After merge the commit fix maskrnn typo (#154) , when i run the training procedure, it always encounters the problem as below:
Traceback (most recent call last):
File "/usr/lib/python3.6/multiprocessing/queues.py", line 234, in _feed
File "/usr/lib/python3.6/multiprocessing/reduction.py", line 51, in dumps
File "/usr/local/lib/python3.6/dist-packages/torch/multiprocessing/reductions.py", line 243, in reduce_storage
RuntimeError: unable to open shared memory object </torch_30997_2076642173> in read-write mode
Traceback (most recent call last):
File "/usr/lib/python3.6/multiprocessing/resource_sharer.py", line 149, in _serve
send(conn, destination_pid)
File "/usr/lib/python3.6/multiprocessing/resource_sharer.py", line 50, in send
reduction.send_handle(conn, new_fd, pid)
File "/usr/lib/python3.6/multiprocessing/reduction.py", line 176, in send_handle
with socket.fromfd(conn.fileno(), socket.AF_UNIX, socket.SOCK_STREAM) as s:
File "/usr/lib/python3.6/socket.py", line 460, in fromfd
nfd = dup(fd)
OSError: [Errno 24] Too many open files
Traceback (most recent call last):
File "tools/train_net.py", line 170, in <module>
main()
File "tools/train_net.py", line 163, in main
model = train(cfg, args.local_rank, args.distributed)

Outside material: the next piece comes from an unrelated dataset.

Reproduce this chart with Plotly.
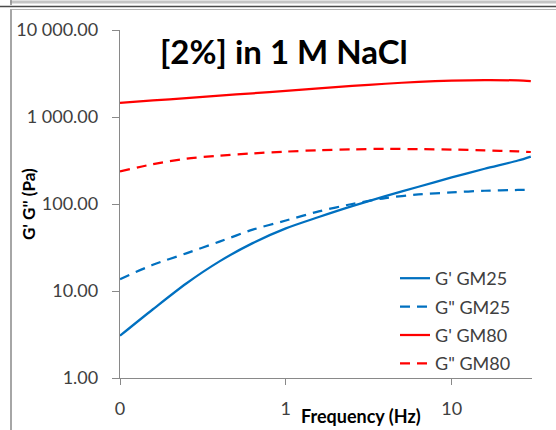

File "tools/train_net.py", line 73, in train
arguments,
File "maskrcnn-benchmark/maskrcnn_benchmark/engine/trainer.py", line 60, in do_train
for iteration, (images, targets, _) in enumerate(data_loader, start_iter):
File "/usr/local/lib/python3.6/dist-packages/torch/utils/data/dataloader.py", line 631, in __next__
idx, batch = self._get_batch()
File "/usr/local/lib/python3.6/dist-packages/torch/utils/data/dataloader.py", line 610, in _get_batch
return self.data_queue.get()
File "/usr/lib/python3.6/multiprocessing/queues.py", line 113, in get
return _ForkingPickler.loads(res)
File "/usr/local/lib/python3.6/dist-packages/torch/multiprocessing/reductions.py", line 204, in rebuild_storage_fd
fd = df.detach()
File "/usr/lib/python3.6/multiprocessing/resource_sharer.py", line 58, in detach
return reduction.recv_handle(conn)
File "/usr/lib/python3.6/multiprocessing/reduction.py", line 182, in recv_handle
return recvfds(s, 1)[0]
File "/usr/lib/python3.6/multiprocessing/reduction.py", line 155, in recvfds
raise EOFError
EOFError
anyone know to fix it?
thanks.
i follow OSError: Too many open files #396 to add these two lines to /etc/security/limits.conf.
* soft nofile 65535
* hard nofile 65535
then reboot to solve it.
do we really need to open so many files?
@yaohuaxin this is due to how DataLoader with multiple worker threads work, with some particular combination of settings
Most helpful comment
i follow OSError: Too many open files #396 to add these two lines to
/etc/security/limits.conf.then reboot to solve it.